Verdwijnende verhalen
Nog geen kwartier rijden van het strand ligt de lokale basisschool. Deze telt slechts 65 leerlingen, en op de kleuterschool om de hoek zitten nog slechts 11 kinderen. “We hebben maar duizend inwoners”, vertelt Momohara. “De bevolking krimpt snel. Daarom is het belangrijk om nu de geschiedenis vast te leggen.”

“Daarom hebben we haast met het optekenen van de lokale verhalen over de Van Bosse”, vertelt Schreurs. Ze laat op haar telefoon een foto zien van een oude man in een rolstoel. “Deze man was in 2019 nog gezellig aan het kletsen en kon hele verhalen oprakelen. Inmiddels kan hij niet veel meer zeggen.” In totaal interviewde het onderzoeksteam tientallen inwoners.

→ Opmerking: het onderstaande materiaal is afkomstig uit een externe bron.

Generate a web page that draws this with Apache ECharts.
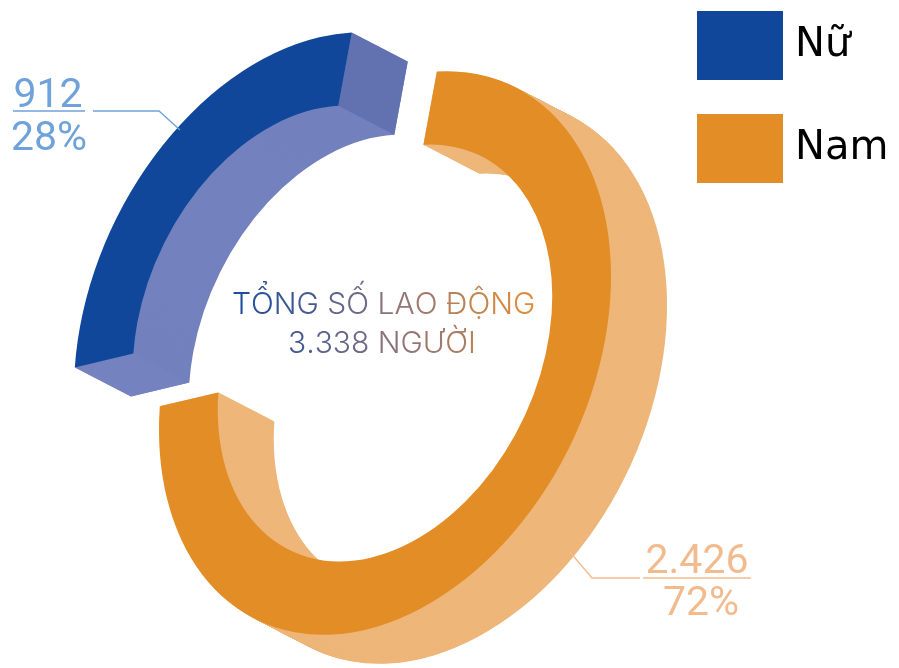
<!DOCTYPE html>
<html>
<head>
<meta charset="utf-8">
<style>html,body{margin:0;padding:0;background:#fff}#c{width:899px;height:668px}</style>
<script src="https://cdn.jsdelivr.net/npm/echarts@6/dist/echarts.min.js"></script>
</head>
<body>
<div id="c"></div>
<script>
const categories = ['Nữ', 'Nam'];
const values = [912, 2426];
const valueLabels = ['912', '2.426'];
const percentLabels = ['28%', '72%'];
const centerLines = ['TỔNG SỐ LAO ĐỘNG', '3.338 NGƯỜI'];
const faceColors = ['#10479a', '#e38d26'];
const wallColors = ['#7381be', '#eeb679'];
const startWallColors = ['#7482c0', '#eeb679'];
const endWallColors = ['#6272b0', '#eeb679'];
const labelColors = ['#6fa2da', '#f2bb8e'];

const total = values.reduce((a, b) => a + b, 0);
const DEG = Math.PI / 180;
const ellipse = { a: 296, b: 207, tilt: 25.4, hole: 0.74 };
const centers = [[300, 314], [385, 353]];
const sweepStart = [240.7, -20.9];
const depth = { dx: 56, dy: 29, steps: 64 };

function point(cx, cy, phi, k) {
  const t = ellipse.tilt * DEG, p = phi * DEG;
  const au = ellipse.a * Math.cos(p) * k, bv = ellipse.b * Math.sin(p) * k;
  return [cx + au * Math.sin(t) + bv * Math.cos(t), cy - au * Math.cos(t) + bv * Math.sin(t)];
}
function ringSector(cx, cy, phi0, phi1, fill) {
  return {
    type: 'sector',
    x: cx, y: cy,
    rotation: -ellipse.tilt * DEG,
    scaleX: ellipse.b / 100, scaleY: ellipse.a / 100,
    shape: { cx: 0, cy: 0, r: 100, r0: 100 * ellipse.hole,
      startAngle: (phi0 - 90) * DEG, endAngle: (phi1 - 90) * DEG, clockwise: true },
    style: { fill: fill },
    silent: true
  };
}
function wallQuad(cx, cy, phi, fill) {
  const o = point(cx, cy, phi, 1), i = point(cx, cy, phi, ellipse.hole);
  return { type: 'polygon', silent: true,
    shape: { points: [o, i, [i[0] + depth.dx, i[1] + depth.dy], [o[0] + depth.dx, o[1] + depth.dy]] },
    style: { fill: fill } };
}
function renderSlice(idx) {
  return function (params, api) {
    const v = api.value(0);
    const phi0 = sweepStart[idx], phi1 = phi0 + v / total * 360;
    const [cx, cy] = centers[idx];
    const children = [];
    for (let s = depth.steps; s >= 1; s--) {
      const f = s / depth.steps;
      children.push(ringSector(cx + depth.dx * f, cy + depth.dy * f, phi0, phi1, wallColors[idx]));
    }
    children.push(wallQuad(cx, cy, phi0, startWallColors[idx]));
    children.push(wallQuad(cx, cy, phi1, endWallColors[idx]));
    children.push(ringSector(cx, cy, phi0, phi1, faceColors[idx]));
    return { type: 'group', children: children };
  };
}

const stops = [[0, [32, 76, 156]], [0.5, [130, 112, 130]], [1, [222, 140, 58]]];
function gradColor(t) {
  for (let i = 1; i < stops.length; i++) {
    if (t <= stops[i][0]) {
      const [t0, c0] = stops[i - 1], [t1, c1] = stops[i];
      const k = (t - t0) / (t1 - t0);
      return 'rgb(' + c0.map((c, j) => Math.round(c + (c1[j] - c) * k)).join(',') + ')';
    }
  }
  return 'rgb(222,140,58)';
}
function gradientText(line, t0, t1, size, left, top) {
  const chars = Array.from(line), rich = {};
  const text = chars.map((ch, i) => {
    const key = 'c' + i;
    rich[key] = { fill: gradColor(t0 + (t1 - t0) * i / (chars.length - 1)), fontSize: size, fontFamily: 'Inter', fontWeight: 300 };
    return '{' + key + '|' + ch + '}';
  }).join('');
  return { type: 'text', left: left, top: top, silent: true, z: 20,
    style: { text: text, rich: rich, fontFamily: 'Inter', fontSize: size, fill: '#555' } };
}
function plainText(str, x, y, color) {
  return { type: 'text', x: x, y: y, silent: true, z: 20,
    style: { text: str, fill: color, fontFamily: 'Roboto', fontSize: 41, textAlign: 'center' } };
}
function leader(points, color) {
  return { type: 'polyline', silent: true, z: 15, shape: { points: points },
    style: { stroke: color, lineWidth: 1.3, fill: null } };
}

const chart = echarts.init(document.getElementById('c'), null, { renderer: 'canvas' });
chart.setOption({
  animation: false,
  backgroundColor: '#fff',
  legend: {
    orient: 'vertical', left: 697, top: 11, padding: 0, itemWidth: 86, itemHeight: 69, itemGap: 34,
    icon: 'rect', selectedMode: false, data: categories,
    textStyle: { color: '#000', fontFamily: 'DejaVu Sans', fontSize: 40, padding: [0, 0, 0, 7] }
  },
  series: categories.map((name, i) => ({
    type: 'custom', name: name, coordinateSystem: 'none',
    itemStyle: { color: faceColors[i] },
    data: [[values[i]]],
    renderItem: renderSlice(i),
    silent: true
  })),
  graphic: { elements: [
    gradientText(centerLines[0], 0, 1, 30, 232, 290),
    gradientText(centerLines[1], 0.18, 0.78, 30, 288, 329),
    plainText(valueLabels[0], 48, 76, labelColors[0]),
    plainText(percentLabels[0], 49, 119, labelColors[0]),
    leader([[13, 111], [85, 111]], labelColors[0]),
    leader([[93, 111], [159, 111], [180, 130]], labelColors[0]),
    plainText(valueLabels[1], 697, 542, labelColors[1]),
    plainText(percentLabels[1], 701, 584, labelColors[1]),
    leader([[751, 578], [643, 578]], labelColors[1]),
    leader([[640, 578], [592, 578], [570, 552]], labelColors[1])
  ] }
});
</script>
</body>
</html>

Om het verhaal van de aangespoelde Nederlanders over te brengen, heeft Schreurs nu samen met haar projectpartners een prentenboek gemaakt, Het raadsel van het Hollands Rif. Dat vertelt het verhaal van een kleine jongen, Yuma, die porseleinen scherven op het strand verzamelt. Van zijn oudere familieleden hoort hij vervolgens het verhaal over de gezonken boot.